Leave out the pictures and repeat the rest of the material exactly.

####################

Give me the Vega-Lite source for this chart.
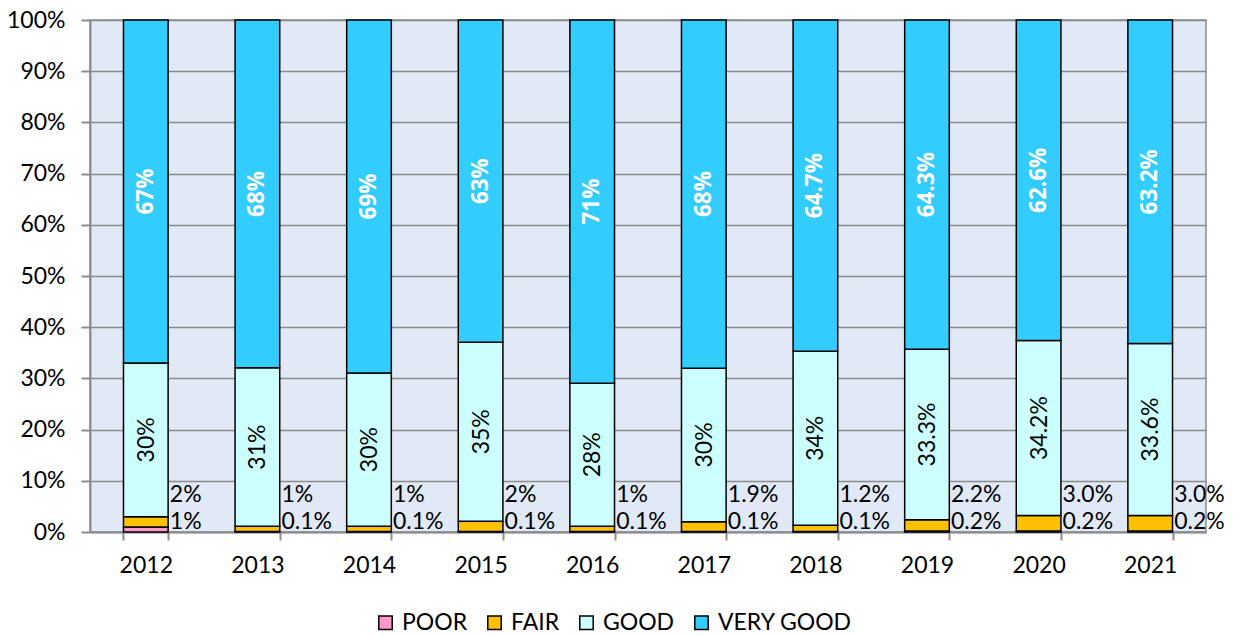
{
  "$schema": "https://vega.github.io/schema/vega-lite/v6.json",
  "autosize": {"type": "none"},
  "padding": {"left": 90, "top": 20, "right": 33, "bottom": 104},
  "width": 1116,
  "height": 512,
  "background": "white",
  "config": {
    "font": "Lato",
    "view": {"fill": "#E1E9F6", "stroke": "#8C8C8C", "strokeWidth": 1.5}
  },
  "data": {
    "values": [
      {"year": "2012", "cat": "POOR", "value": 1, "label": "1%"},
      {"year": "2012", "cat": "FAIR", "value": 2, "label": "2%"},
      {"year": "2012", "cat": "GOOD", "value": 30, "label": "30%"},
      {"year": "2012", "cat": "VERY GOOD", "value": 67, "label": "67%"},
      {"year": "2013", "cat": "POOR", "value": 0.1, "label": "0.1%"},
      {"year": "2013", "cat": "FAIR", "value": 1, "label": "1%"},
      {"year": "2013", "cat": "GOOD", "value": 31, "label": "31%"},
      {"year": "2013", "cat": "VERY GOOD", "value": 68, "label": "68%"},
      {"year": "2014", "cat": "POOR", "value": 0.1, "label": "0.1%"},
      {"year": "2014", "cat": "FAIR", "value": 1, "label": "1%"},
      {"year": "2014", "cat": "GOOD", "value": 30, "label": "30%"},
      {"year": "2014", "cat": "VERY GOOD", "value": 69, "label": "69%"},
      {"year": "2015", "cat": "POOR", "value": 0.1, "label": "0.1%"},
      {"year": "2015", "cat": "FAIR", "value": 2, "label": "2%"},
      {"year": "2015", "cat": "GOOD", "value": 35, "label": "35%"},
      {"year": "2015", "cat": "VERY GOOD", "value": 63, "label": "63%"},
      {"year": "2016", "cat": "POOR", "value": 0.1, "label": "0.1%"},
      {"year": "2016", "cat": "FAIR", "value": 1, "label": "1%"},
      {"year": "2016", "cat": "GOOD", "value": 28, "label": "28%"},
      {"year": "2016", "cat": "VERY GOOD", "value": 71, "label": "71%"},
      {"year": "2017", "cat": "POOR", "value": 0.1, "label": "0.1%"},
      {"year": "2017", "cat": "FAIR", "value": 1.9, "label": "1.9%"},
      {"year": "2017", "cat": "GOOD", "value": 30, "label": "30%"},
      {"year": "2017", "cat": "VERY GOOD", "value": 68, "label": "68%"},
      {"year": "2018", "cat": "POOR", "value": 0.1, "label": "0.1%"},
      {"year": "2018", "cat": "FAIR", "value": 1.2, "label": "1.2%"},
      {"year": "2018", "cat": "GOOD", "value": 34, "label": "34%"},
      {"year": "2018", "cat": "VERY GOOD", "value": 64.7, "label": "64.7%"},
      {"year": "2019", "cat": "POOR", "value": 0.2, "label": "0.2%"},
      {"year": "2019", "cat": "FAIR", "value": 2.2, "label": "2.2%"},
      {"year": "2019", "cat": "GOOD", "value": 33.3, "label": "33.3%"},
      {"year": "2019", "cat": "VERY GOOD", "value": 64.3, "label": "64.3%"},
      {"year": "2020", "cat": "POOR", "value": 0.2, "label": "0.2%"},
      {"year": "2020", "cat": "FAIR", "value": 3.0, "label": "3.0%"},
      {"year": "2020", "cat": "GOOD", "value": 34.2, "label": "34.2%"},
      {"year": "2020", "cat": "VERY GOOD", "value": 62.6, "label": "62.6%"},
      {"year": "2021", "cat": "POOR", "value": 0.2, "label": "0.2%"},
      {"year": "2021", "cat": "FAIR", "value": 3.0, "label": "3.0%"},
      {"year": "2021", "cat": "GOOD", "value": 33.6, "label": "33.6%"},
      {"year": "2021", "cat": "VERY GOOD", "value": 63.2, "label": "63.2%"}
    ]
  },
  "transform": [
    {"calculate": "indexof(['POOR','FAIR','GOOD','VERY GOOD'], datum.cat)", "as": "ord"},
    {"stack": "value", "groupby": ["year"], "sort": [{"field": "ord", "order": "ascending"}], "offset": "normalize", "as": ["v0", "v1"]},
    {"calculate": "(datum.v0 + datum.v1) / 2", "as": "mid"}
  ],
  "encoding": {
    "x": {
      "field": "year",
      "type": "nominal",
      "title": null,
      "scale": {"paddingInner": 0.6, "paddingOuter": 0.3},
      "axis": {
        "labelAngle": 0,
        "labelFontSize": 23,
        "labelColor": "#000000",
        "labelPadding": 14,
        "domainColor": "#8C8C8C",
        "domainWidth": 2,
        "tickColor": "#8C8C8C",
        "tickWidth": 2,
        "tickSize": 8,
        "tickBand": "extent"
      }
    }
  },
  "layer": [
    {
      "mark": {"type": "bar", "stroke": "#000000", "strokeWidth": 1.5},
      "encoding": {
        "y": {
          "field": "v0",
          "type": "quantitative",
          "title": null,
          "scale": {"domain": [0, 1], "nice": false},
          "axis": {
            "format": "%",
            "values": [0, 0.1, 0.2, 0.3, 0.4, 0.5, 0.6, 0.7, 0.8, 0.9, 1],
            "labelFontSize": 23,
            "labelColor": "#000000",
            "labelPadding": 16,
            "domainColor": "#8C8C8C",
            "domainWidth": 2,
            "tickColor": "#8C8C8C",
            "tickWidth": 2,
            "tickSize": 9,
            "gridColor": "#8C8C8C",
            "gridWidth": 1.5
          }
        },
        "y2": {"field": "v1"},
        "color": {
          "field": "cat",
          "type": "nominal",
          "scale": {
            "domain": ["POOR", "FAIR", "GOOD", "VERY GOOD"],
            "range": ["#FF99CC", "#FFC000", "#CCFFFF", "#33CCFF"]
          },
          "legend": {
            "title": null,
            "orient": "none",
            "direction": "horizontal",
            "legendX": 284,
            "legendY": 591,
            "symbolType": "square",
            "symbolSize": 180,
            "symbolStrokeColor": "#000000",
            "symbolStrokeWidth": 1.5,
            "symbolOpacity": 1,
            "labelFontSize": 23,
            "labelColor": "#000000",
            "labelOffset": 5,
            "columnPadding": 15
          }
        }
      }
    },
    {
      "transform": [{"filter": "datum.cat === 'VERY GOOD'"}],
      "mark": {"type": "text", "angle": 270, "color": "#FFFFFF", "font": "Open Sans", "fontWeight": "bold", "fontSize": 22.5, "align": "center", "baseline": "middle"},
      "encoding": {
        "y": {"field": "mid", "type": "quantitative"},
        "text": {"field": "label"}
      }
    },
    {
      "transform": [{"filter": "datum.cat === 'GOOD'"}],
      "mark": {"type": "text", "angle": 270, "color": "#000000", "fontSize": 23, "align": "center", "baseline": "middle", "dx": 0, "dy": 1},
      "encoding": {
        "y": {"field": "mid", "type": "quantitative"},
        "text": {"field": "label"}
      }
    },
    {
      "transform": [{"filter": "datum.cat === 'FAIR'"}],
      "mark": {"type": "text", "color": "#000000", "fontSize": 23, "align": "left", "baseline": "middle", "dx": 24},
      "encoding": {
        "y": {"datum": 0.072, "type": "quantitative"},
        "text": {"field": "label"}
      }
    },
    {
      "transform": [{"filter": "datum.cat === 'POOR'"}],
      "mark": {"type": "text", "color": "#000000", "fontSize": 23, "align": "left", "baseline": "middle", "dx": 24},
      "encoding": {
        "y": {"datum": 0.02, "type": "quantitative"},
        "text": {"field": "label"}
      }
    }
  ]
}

####################

### Finished answer
Give me the Vega-Lite source for this chart.
{
  "$schema": "https://vega.github.io/schema/vega-lite/v6.json",
  "autosize": {"type": "none"},
  "padding": {"left": 90, "top": 20, "right": 33, "bottom": 104},
  "width": 1116,
  "height": 512,
  "background": "white",
  "config": {
    "font": "Lato",
    "view": {"fill": "#E1E9F6", "stroke": "#8C8C8C", "strokeWidth": 1.5}
  },
  "data": {
    "values": [
      {"year": "2012", "cat": "POOR", "value": 1, "label": "1%"},
      {"year": "2012", "cat": "FAIR", "value": 2, "label": "2%"},
      {"year": "2012", "cat": "GOOD", "value": 30, "label": "30%"},
      {"year": "2012", "cat": "VERY GOOD", "value": 67, "label": "67%"},
      {"year": "2013", "cat": "POOR", "value": 0.1, "label": "0.1%"},
      {"year": "2013", "cat": "FAIR", "value": 1, "label": "1%"},
      {"year": "2013", "cat": "GOOD", "value": 31, "label": "31%"},
      {"year": "2013", "cat": "VERY GOOD", "value": 68, "label": "68%"},
      {"year": "2014", "cat": "POOR", "value": 0.1, "label": "0.1%"},
      {"year": "2014", "cat": "FAIR", "value": 1, "label": "1%"},
      {"year": "2014", "cat": "GOOD", "value": 30, "label": "30%"},
      {"year": "2014", "cat": "VERY GOOD", "value": 69, "label": "69%"},
      {"year": "2015", "cat": "POOR", "value": 0.1, "label": "0.1%"},
      {"year": "2015", "cat": "FAIR", "value": 2, "label": "2%"},
      {"year": "2015", "cat": "GOOD", "value": 35, "label": "35%"},
      {"year": "2015", "cat": "VERY GOOD", "value": 63, "label": "63%"},
      {"year": "2016", "cat": "POOR", "value": 0.1, "label": "0.1%"},
      {"year": "2016", "cat": "FAIR", "value": 1, "label": "1%"},
      {"year": "2016", "cat": "GOOD", "value": 28, "label": "28%"},
      {"year": "2016", "cat": "VERY GOOD", "value": 71, "label": "71%"},
      {"year": "2017", "cat": "POOR", "value": 0.1, "label": "0.1%"},
      {"year": "2017", "cat": "FAIR", "value": 1.9, "label": "1.9%"},
      {"year": "2017", "cat": "GOOD", "value": 30, "label": "30%"},
      {"year": "2017", "cat": "VERY GOOD", "value": 68, "label": "68%"},
      {"year": "2018", "cat": "POOR", "value": 0.1, "label": "0.1%"},
      {"year": "2018", "cat": "FAIR", "value": 1.2, "label": "1.2%"},
      {"year": "2018", "cat": "GOOD", "value": 34, "label": "34%"},
      {"year": "2018", "cat": "VERY GOOD", "value": 64.7, "label": "64.7%"},
      {"year": "2019", "cat": "POOR", "value": 0.2, "label": "0.2%"},
      {"year": "2019", "cat": "FAIR", "value": 2.2, "label": "2.2%"},
      {"year": "2019", "cat": "GOOD", "value": 33.3, "label": "33.3%"},
      {"year": "2019", "cat": "VERY GOOD", "value": 64.3, "label": "64.3%"},
      {"year": "2020", "cat": "POOR", "value": 0.2, "label": "0.2%"},
      {"year": "2020", "cat": "FAIR", "value": 3.0, "label": "3.0%"},
      {"year": "2020", "cat": "GOOD", "value": 34.2, "label": "34.2%"},
      {"year": "2020", "cat": "VERY GOOD", "value": 62.6, "label": "62.6%"},
      {"year": "2021", "cat": "POOR", "value": 0.2, "label": "0.2%"},
      {"year": "2021", "cat": "FAIR", "value": 3.0, "label": "3.0%"},
      {"year": "2021", "cat": "GOOD", "value": 33.6, "label": "33.6%"},
      {"year": "2021", "cat": "VERY GOOD", "value": 63.2, "label": "63.2%"}
    ]
  },
  "transform": [
    {"calculate": "indexof(['POOR','FAIR','GOOD','VERY GOOD'], datum.cat)", "as": "ord"},
    {"stack": "value", "groupby": ["year"], "sort": [{"field": "ord", "order": "ascending"}], "offset": "normalize", "as": ["v0", "v1"]},
    {"calculate": "(datum.v0 + datum.v1) / 2", "as": "mid"}
  ],
  "encoding": {
    "x": {
      "field": "year",
      "type": "nominal",
      "title": null,
      "scale": {"paddingInner": 0.6, "paddingOuter": 0.3},
      "axis": {
        "labelAngle": 0,
        "labelFontSize": 23,
        "labelColor": "#000000",
        "labelPadding": 14,
        "domainColor": "#8C8C8C",
        "domainWidth": 2,
        "tickColor": "#8C8C8C",
        "tickWidth": 2,
        "tickSize": 8,
        "tickBand": "extent"
      }
    }
  },
  "layer": [
    {
      "mark": {"type": "bar", "stroke": "#000000", "strokeWidth": 1.5},
      "encoding": {
        "y": {
          "field": "v0",
          "type": "quantitative",
          "title": null,
          "scale": {"domain": [0, 1], "nice": false},
          "axis": {
            "format": "%",
            "values": [0, 0.1, 0.2, 0.3, 0.4, 0.5, 0.6, 0.7, 0.8, 0.9, 1],
            "labelFontSize": 23,
            "labelColor": "#000000",
            "labelPadding": 16,
            "domainColor": "#8C8C8C",
            "domainWidth": 2,
            "tickColor": "#8C8C8C",
            "tickWidth": 2,
            "tickSize": 9,
            "gridColor": "#8C8C8C",
            "gridWidth": 1.5
          }
        },
        "y2": {"field": "v1"},
        "color": {
          "field": "cat",
          "type": "nominal",
          "scale": {
            "domain": ["POOR", "FAIR", "GOOD", "VERY GOOD"],
            "range": ["#FF99CC", "#FFC000", "#CCFFFF", "#33CCFF"]
          },
          "legend": {
            "title": null,
            "orient": "none",
            "direction": "horizontal",
            "legendX": 284,
            "legendY": 591,
            "symbolType": "square",
            "symbolSize": 180,
            "symbolStrokeColor": "#000000",
            "symbolStrokeWidth": 1.5,
            "symbolOpacity": 1,
            "labelFontSize": 23,
            "labelColor": "#000000",
            "labelOffset": 5,
            "columnPadding": 15
          }
        }
      }
    },
    {
      "transform": [{"filter": "datum.cat === 'VERY GOOD'"}],
      "mark": {"type": "text", "angle": 270, "color": "#FFFFFF", "font": "Open Sans", "fontWeight": "bold", "fontSize": 22.5, "align": "center", "baseline": "middle"},
      "encoding": {
        "y": {"field": "mid", "type": "quantitative"},
        "text": {"field": "label"}
      }
    },
    {
      "transform": [{"filter": "datum.cat === 'GOOD'"}],
      "mark": {"type": "text", "angle": 270, "color": "#000000", "fontSize": 23, "align": "center", "baseline": "middle", "dx": 0, "dy": 1},
      "encoding": {
        "y": {"field": "mid", "type": "quantitative"},
        "text": {"field": "label"}
      }
    },
    {
      "transform": [{"filter": "datum.cat === 'FAIR'"}],
      "mark": {"type": "text", "color": "#000000", "fontSize": 23, "align": "left", "baseline": "middle", "dx": 24},
      "encoding": {
        "y": {"datum": 0.072, "type": "quantitative"},
        "text": {"field": "label"}
      }
    },
    {
      "transform": [{"filter": "datum.cat === 'POOR'"}],
      "mark": {"type": "text", "color": "#000000", "fontSize": 23, "align": "left", "baseline": "middle", "dx": 24},
      "encoding": {
        "y": {"datum": 0.02, "type": "quantitative"},
        "text": {"field": "label"}
      }
    }
  ]
}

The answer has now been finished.